The final corner I could hear the cheers of someone ahead of me crossing the finish line, my turn next. Just before exiting the woods I saw Lisa again. She had arguably a bigger smile then I had “Dylan! you did it!” I gave her a hug, it was so nice to be back at the farm. There the finish line lay 200m ahead with a huge line of people clapping and cheering. It filled me up inside, I was so shocked, proud, happy, every emotion fled through my body. With about 50m to go, I sort of jogged, my legs were crazy heavy. endend2

I immediately hugged my wife. It was the most sincere, true, loving hug I had ever given. She never waivers and is the absolute rock of our marriage. She knew how much this project meant to me and wanted me to fulfill it more then I did.

I can’t thank my friends and family at home enough for the kind words, messages, and cheering from home. I truly thought of everyone during this adventure and you guys helped me more than you can imagine. Don’t hesitate to ask the same from me if you ever need that little boost.

And to Kate and Jules, thank you so much for looking after our baby boy while we were away for the weekend. You guys played a massive role in the success of this mission and I can’t thank you enough.
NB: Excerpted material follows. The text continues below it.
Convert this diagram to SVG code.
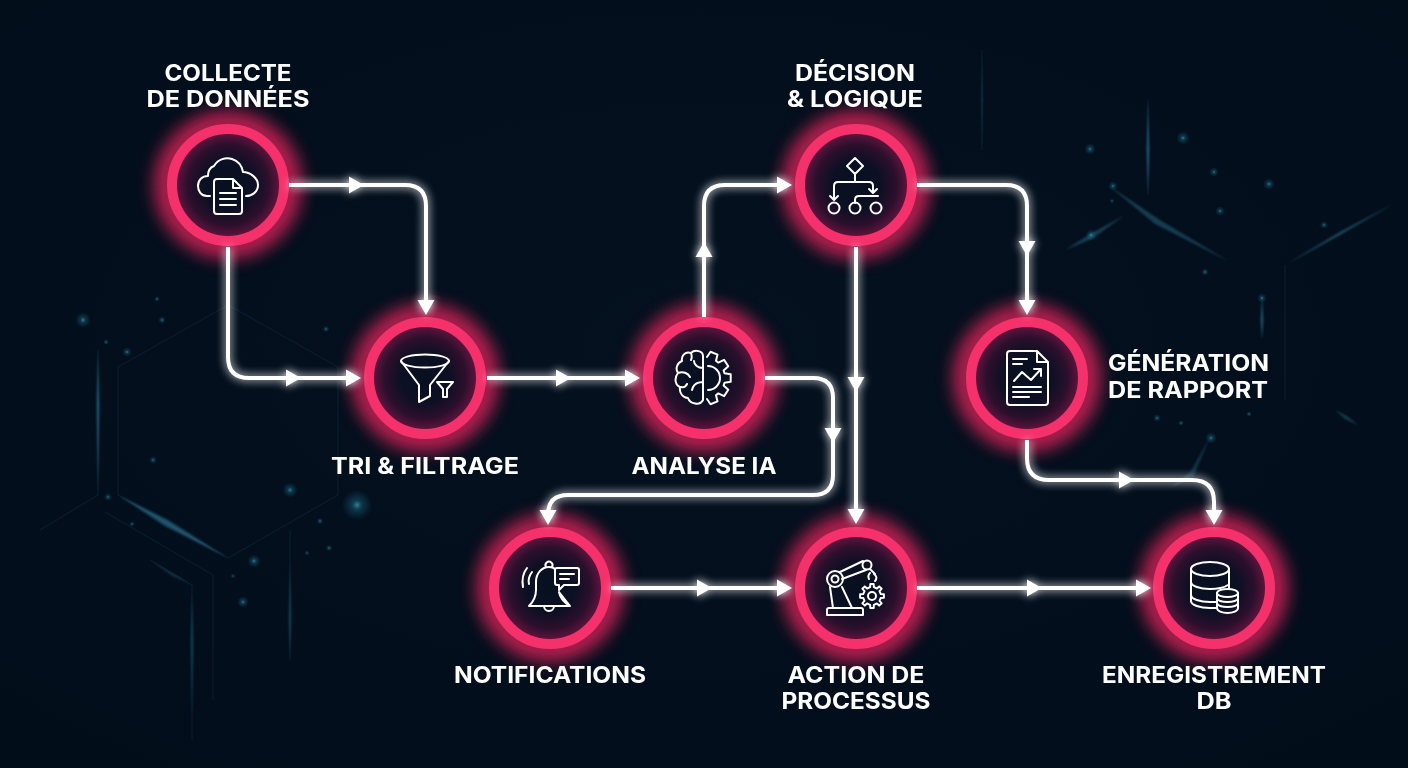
<svg xmlns="http://www.w3.org/2000/svg" xmlns:xlink="http://www.w3.org/1999/xlink" width="1408" height="768" viewBox="0 0 1408 768">
<style>
.ring{fill:none;stroke:#f5316b;stroke-width:10}
.halo{fill:none;stroke:#ff2565;stroke-width:22;opacity:.78}
.disc{fill:url(#discG)}
.ic{fill:none;stroke:#fff;stroke-width:2;stroke-linecap:round;stroke-linejoin:round}
.lb{font-family:Inter,"Liberation Sans",sans-serif;font-weight:700;font-size:23px;fill:#fff}
.cn{fill:none;stroke:#fff;stroke-width:4;stroke-linecap:butt;stroke-linejoin:round}
.hex{fill:none;stroke:#12344c;stroke-width:1.2;opacity:.4}
.st{fill:#3f9fc4}
.dg{fill:url(#dotG)}
</style>
<defs>
<radialGradient id="bgG" cx="50%" cy="45%" r="75%"><stop offset="0" stop-color="#04111f"/><stop offset="1" stop-color="#020d1a"/></radialGradient>
<radialGradient id="discG"><stop offset="0" stop-color="#06101f"/><stop offset=".45" stop-color="#0c1024"/><stop offset=".75" stop-color="#2c0f2c"/><stop offset="1" stop-color="#6a1440"/></radialGradient>
<radialGradient id="dotG"><stop offset="0" stop-color="#49c3dc" stop-opacity=".8"/><stop offset=".3" stop-color="#2a8fb0" stop-opacity=".4"/><stop offset="1" stop-color="#1a6f95" stop-opacity="0"/></radialGradient>
<filter id="blurH" x="-40%" y="-40%" width="180%" height="180%"><feGaussianBlur stdDeviation="9"/></filter>
<filter id="blurS" x="-20%" y="-20%" width="140%" height="140%"><feGaussianBlur stdDeviation="1.200"/></filter>
<filter id="glowC" filterUnits="userSpaceOnUse" x="0" y="0" width="1408" height="768"><feGaussianBlur in="SourceGraphic" stdDeviation="5" result="b"/><feComponentTransfer in="b" result="b2"><feFuncA type="linear" slope="1.100"/></feComponentTransfer><feMerge><feMergeNode in="b2"/><feMergeNode in="SourceGraphic"/></feMerge></filter>
<path id="ah" d="M-14 -8.500L1 0L-14 8.500Z" fill="#fff"/>
<marker id="end" markerUnits="userSpaceOnUse" markerWidth="18" markerHeight="20" viewBox="0 0 18 20" refX="12" refY="10" orient="auto"><path d="M0 1.500L15 10L0 18.500Z" fill="#fff"/></marker>
</defs>
<rect width="1408" height="768" fill="url(#bgG)"/>
<g id="background">
<path class="hex" d="M228 305L118 367V495L228 558L338 495V367Z"/>
<path class="hex" d="M98 350V495L40 530M105 512L213 575V700M150 560L192 585V740M290 530V660"/>
<path class="hex" d="M1285 265V400M982 50V150M1148 100V195"/>
<g filter="url(#blurS)" opacity=".45">
<path class="st" d="M98 350L99.500 405L98 495L96.500 405Z"/>
<path class="st" d="M118 495L168 520L228 558L165 526Z"/>
<path class="st" d="M150 560L175 575L192 585L172 576Z" opacity=".6"/>
<path class="st" d="M192 590L193.500 640L192 720L190.500 640Z" opacity=".6"/>
<path class="st" d="M290 560L291.500 620L290 660L288.500 620Z" opacity=".6"/>
<path class="st" d="M1108 185L1160 220L1230 262L1155 224Z" opacity=".7"/>
<path class="st" d="M1285 265L1340 232L1395 203L1338 236Z"/>
<path class="st" d="M1148 100L1149.500 150L1148 195L1146.500 150Z"/>
<path class="st" d="M1065 250L1090 234L1125 215L1092 239Z" opacity=".7"/>
<path class="st" d="M1170 488L1190 472L1210 437L1194 476Z" opacity=".5"/>
<path class="st" d="M1335 410L1347 416L1358 425L1345 419Z" opacity=".7"/>
<path class="st" d="M1262 295L1263.500 320L1262 340L1260.500 320Z"/>
<path class="st" d="M982 50L983 100L982 150L981 100Z" opacity=".4"/>
</g>
<g opacity=".8">
<circle class="dg" cx="83" cy="320" r="8"/><circle class="dg" cx="162" cy="320" r="4"/><circle class="dg" cx="157" cy="299" r="3"/><circle class="dg" cx="127" cy="352" r="5"/><circle class="dg" cx="106" cy="342" r="3"/><circle class="dg" cx="153" cy="460" r="4"/><circle class="dg" cx="290" cy="490" r="8"/><circle class="dg" cx="357" cy="505" r="16"/><circle class="dg" cx="254" cy="561" r="7"/><circle class="dg" cx="243" cy="602" r="6"/><circle class="dg" cx="108" cy="497" r="4"/><circle class="dg" cx="132" cy="524" r="3"/><circle class="dg" cx="233" cy="576" r="2.500"/><circle class="dg" cx="320" cy="521" r="3.500"/><circle class="dg" cx="307" cy="553" r="2.500"/><circle class="dg" cx="329" cy="548" r="3.500"/><circle class="dg" cx="326" cy="329" r="3.500"/>
<circle class="dg" cx="1090" cy="149" r="6"/><circle class="dg" cx="1183" cy="138" r="7"/><circle class="dg" cx="1214" cy="172" r="5"/><circle class="dg" cx="1269" cy="184" r="6"/><circle class="dg" cx="1220" cy="211" r="5"/><circle class="dg" cx="1091" cy="235" r="6"/><circle class="dg" cx="1113" cy="186" r="5"/><circle class="dg" cx="1112" cy="201" r="2.500"/><circle class="dg" cx="1205" cy="272" r="4"/><circle class="dg" cx="1324" cy="225" r="4"/><circle class="dg" cx="1262" cy="298" r="5"/><circle class="dg" cx="1157" cy="418" r="4"/><circle class="dg" cx="1181" cy="423" r="3"/><circle class="dg" cx="1249" cy="414" r="3"/><circle class="dg" cx="1211" cy="438" r="6"/>
</g>
</g>

<g id="n1">
<circle class="halo" cx="228" cy="185" r="62" filter="url(#blurH)"/><circle class="disc" cx="228" cy="185" r="54"/><circle class="ring" cx="228" cy="185" r="56"/>
<path class="ic" d="M210 196H207C201 196 198 191 198 186C198 180 202 176 208 176C208 170 211 167 214 166C218 159 226 157 232 159C238 161 242 166 243 172C250 172 258 178 258 185C258 192 252 196 246 196"/>
<path class="ic" d="M217 179H233L242 188V211Q242 214 239 214H217Q214 214 214 211V182Q214 179 217 179ZM233 179V188H242M220 193H236M220 199H236M220 205H236"/>
<text class="lb" x="228" y="81" text-anchor="middle" textLength="127" lengthAdjust="spacingAndGlyphs">COLLECTE</text>
<text class="lb" x="228" y="107" text-anchor="middle" textLength="163" lengthAdjust="spacingAndGlyphs">DE DONNÉES</text>
</g>

<g id="n2">
<circle class="halo" cx="425" cy="378" r="62" filter="url(#blurH)"/><circle class="disc" cx="425" cy="378" r="54"/><circle class="ring" cx="425" cy="378" r="56"/>
<ellipse class="ic" cx="425" cy="361" rx="24" ry="6.500"/>
<path class="ic" d="M401 361L419 385V402L430 396V385L449 361"/>
<path class="ic" d="M437 382H453L447 389V397H443V389Z"/>
<text class="lb" x="425" y="474" text-anchor="middle" textLength="188" lengthAdjust="spacingAndGlyphs">TRI &amp; FILTRAGE</text>
</g>

<g id="n3">
<circle class="halo" cx="704" cy="378" r="62" filter="url(#blurH)"/><circle class="disc" cx="704" cy="378" r="54"/><circle class="ring" cx="704" cy="378" r="56"/>
<path class="ic" d="M703 356C703 351 695 349 691 353C685 351 681 356 682 361C677 363 675 369 678 373C674 378 675 385 680 387C679 393 683 398 688 398C690 404 700 406 703 400ZM703 368C698 368 694 365 694 361M678 373C683 371 688 373 690 377M703 382C697 382 693 385 692 390M681 387C684 388 686 386 687 384M691 353C692 356 692 358 691 360"/>
<path class="ic" d="M707 357L710.500 351.800L717.500 354.600L716 360.800L718.300 362.600L724.100 359.900L728.300 366.200L723.600 370.500L724.500 373.300L730.700 374.200V381.800L724.500 382.700L723.600 385.500L728.300 389.800L724.100 396.100L718.300 393.400L716 395.200L717.500 401.400L710.500 404.200L707 399M708 366A12 12 0 0 1 708 390"/>
<text class="lb" x="704" y="474" text-anchor="middle" textLength="145" lengthAdjust="spacingAndGlyphs">ANALYSE IA</text>
</g>

<g id="n4">
<circle class="halo" cx="856" cy="185" r="62" filter="url(#blurH)"/><circle class="disc" cx="856" cy="185" r="54"/><circle class="ring" cx="856" cy="185" r="56"/>
<path class="ic" d="M855 158L863 166L855 174L847 166ZM855 174V182M873 192V186Q873 182 869 182H838Q834 182 834 186V199M830 196L834 200L838 196M869 189L873 193L877 189M878 196H859Q855 196 855 200V203"/>
<circle class="ic" cx="834" cy="208" r="5.500"/><circle class="ic" cx="855" cy="208" r="5.500"/><circle class="ic" cx="876" cy="208" r="5.500"/>
<text class="lb" x="855" y="81" text-anchor="middle" textLength="120" lengthAdjust="spacingAndGlyphs">DÉCISION</text>
<text class="lb" x="855" y="107" text-anchor="middle" textLength="136" lengthAdjust="spacingAndGlyphs">&amp; LOGIQUE</text>
</g>

<g id="n5">
<circle class="halo" cx="1027" cy="378" r="62" filter="url(#blurH)"/><circle class="disc" cx="1027" cy="378" r="54"/><circle class="ring" cx="1027" cy="378" r="56"/>
<path class="ic" d="M1010 351H1037L1048 362V402Q1048 405 1045 405H1010Q1007 405 1007 402V354Q1007 351 1010 351ZM1037 351V362H1048M1013 359H1027M1013 364H1022M1014 381L1022 372L1031 380L1041 369M1034 369H1041V376M1013 387H1041M1013 392H1041M1013 397H1029"/>
<text class="lb" x="1108" y="371" textLength="161" lengthAdjust="spacingAndGlyphs">GÉNÉRATION</text>
<text class="lb" x="1108" y="398" textLength="160" lengthAdjust="spacingAndGlyphs">DE RAPPORT</text>
</g>

<g id="n6">
<circle class="halo" cx="550" cy="588" r="62" filter="url(#blurH)"/><circle class="disc" cx="550" cy="588" r="54"/><circle class="ring" cx="550" cy="588" r="56"/>
<path class="ic" d="M529 606C534 601 536 596 536 590V582C536 573 542 567 549 567C551 567 553 567 555 569M559 592C560 598 565 603 570 606ZM529 606H570M544 606A5 5 0 0 0 554 606M546 567A3.500 3.500 0 1 1 552 567"/>
<path class="ic" d="M557 568H577Q579 568 579 570V583Q579 585 577 585H564L559 590V585H557Q555 585 555 583V570Q555 568 557 568ZM560 574H574M560 579H569"/>
<path class="ic" d="M527 568C523 573 522 581 523 587M532 572C529 576 528 580 529 584"/>
<text class="lb" x="550" y="683" text-anchor="middle" textLength="192" lengthAdjust="spacingAndGlyphs">NOTIFICATIONS</text>
</g>

<g id="n7">
<circle class="halo" cx="856" cy="588" r="62" filter="url(#blurH)"/><circle class="disc" cx="856" cy="588" r="54"/><circle class="ring" cx="856" cy="588" r="56"/>
<path class="ic" d="M829 608H861Q863 608 863 610V615H827V610Q827 608 829 608ZM830 587L833 608M842 587L852 608M840 572L863 561M842 579L866 570"/>
<circle class="ic" cx="835" cy="579" r="8"/><circle class="ic" cx="835" cy="579" r="3.500"/><circle class="ic" cx="867" cy="565" r="4.500"/>
<path class="ic" d="M870 569L875 574M874 574C877 576 877 579 875 581M870 573C868 575 868 577 869 579"/>
<path class="ic" d="M880.800 594.100L883.900 594.300V597.700L880.800 597.900L879.500 600.900L881.600 603.200L879.200 605.600L876.900 603.500L873.900 604.800L873.700 607.900H870.300L870.100 604.800L867.100 603.500L864.800 605.600L862.400 603.200L864.500 600.900L863.200 597.900L860.100 597.700V594.300L863.200 594.100L864.500 591.100L862.400 588.800L864.800 586.400L867.100 588.500L870.100 587.200L870.300 584.100H873.700L873.900 587.200L876.900 588.500L879.200 586.400L881.600 588.800L879.500 591.100Z"/>
<circle class="ic" cx="872" cy="596" r="4"/>
<text class="lb" x="856" y="683" text-anchor="middle" textLength="137" lengthAdjust="spacingAndGlyphs">ACTION DE</text>
<text class="lb" x="856" y="709" text-anchor="middle" textLength="149" lengthAdjust="spacingAndGlyphs">PROCESSUS</text>
</g>

<g id="n8">
<circle class="halo" cx="1214" cy="588" r="62" filter="url(#blurH)"/><circle class="disc" cx="1214" cy="588" r="54"/><circle class="ring" cx="1214" cy="588" r="56"/>
<ellipse class="ic" cx="1210" cy="569" rx="19" ry="7"/>
<path class="ic" d="M1191 569V601C1191 605 1200 608 1210 608H1216M1229 569V588M1191 582C1191 586 1200 589 1210 589C1218 589 1225 587 1228 585M1191 595C1191 599 1200 602 1210 602H1216"/>
<ellipse class="ic" cx="1227.500" cy="593" rx="10.500" ry="4"/>
<path class="ic" d="M1217 593V608C1217 611 1222 613 1227.500 613C1233 613 1238 611 1238 608V593M1217 598C1217 600.500 1222 602 1227.500 602C1233 602 1238 600.500 1238 598M1217 603C1217 605.500 1222 607 1227.500 607C1233 607 1238 605.500 1238 603"/>
<text class="lb" x="1214" y="683" text-anchor="middle" textLength="224" lengthAdjust="spacingAndGlyphs">ENREGISTREMENT</text>
<text class="lb" x="1214" y="709" text-anchor="middle" textLength="35" lengthAdjust="spacingAndGlyphs">DB</text>
</g>

<g id="connectors" filter="url(#glowC)">
<path id="c1" class="cn" marker-end="url(#end)" d="M289 185H405Q426 185 426 206V312"/>
<path id="c2" class="cn" marker-end="url(#end)" d="M228 247V357Q228 378 249 378H358"/>
<path id="c3" class="cn" marker-end="url(#end)" d="M487 378H637"/>
<path id="c4" class="cn" marker-end="url(#end)" d="M704 317V206Q704 185 725 185H789"/>
<path id="c5" class="cn" marker-end="url(#end)" d="M917 185H1006Q1027 185 1027 206V312"/>
<path id="c6" class="cn" marker-end="url(#end)" d="M856 247V521"/>
<path id="c7" class="cn" marker-end="url(#end)" d="M765 378H813Q833 378 833 398V475Q833 495 813 495H568Q548 495 548 515V522"/>
<path id="c8" class="cn" marker-end="url(#end)" d="M1027 440V458Q1027 480 1049 480H1192Q1214 480 1214 502V522"/>
<path id="c9" class="cn" marker-end="url(#end)" d="M611 588H789"/>
<path id="c10" class="cn" marker-end="url(#end)" d="M917 588H1148"/>
<use href="#ah" transform="translate(363 185)"/>
<use href="#ah" transform="translate(300 378)"/>
<use href="#ah" transform="translate(570 378)"/>
<use href="#ah" transform="translate(704 243) rotate(-90)"/>
<use href="#ah" transform="translate(1027 255) rotate(90)"/>
<use href="#ah" transform="translate(856 391) rotate(90)"/>
<use href="#ah" transform="translate(833 442) rotate(90)"/>
<use href="#ah" transform="translate(1133 480)"/>
<use href="#ah" transform="translate(711 588)"/>
<use href="#ah" transform="translate(1041 588)"/>
</g>
</svg>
It was the first time Beck was without TJ for more than a day, and it’s incredible to have friends like you that we trust and love.

As for my buddy Alfred, there you go bud. You told me to never do it, and I can’t help but think you’d laugh at me if I told you I did. I think about you all the time, and wish you could have seen me out there. Miss you bud. Rescue Brothers Forever 49.


One thought on “100 Mile Memorial Run for Alfred Barr

  1. Blair Mann

    Thanks so much for sharing this. I cried reading it. I was there working an aid station (Arch Gulch 63km) and saw you, thinking this dude is a Beast! I also cheered your finish. I wish I had’ve known your ‘why’ then and there. Great job! What a way to honor a friend. Congratulations!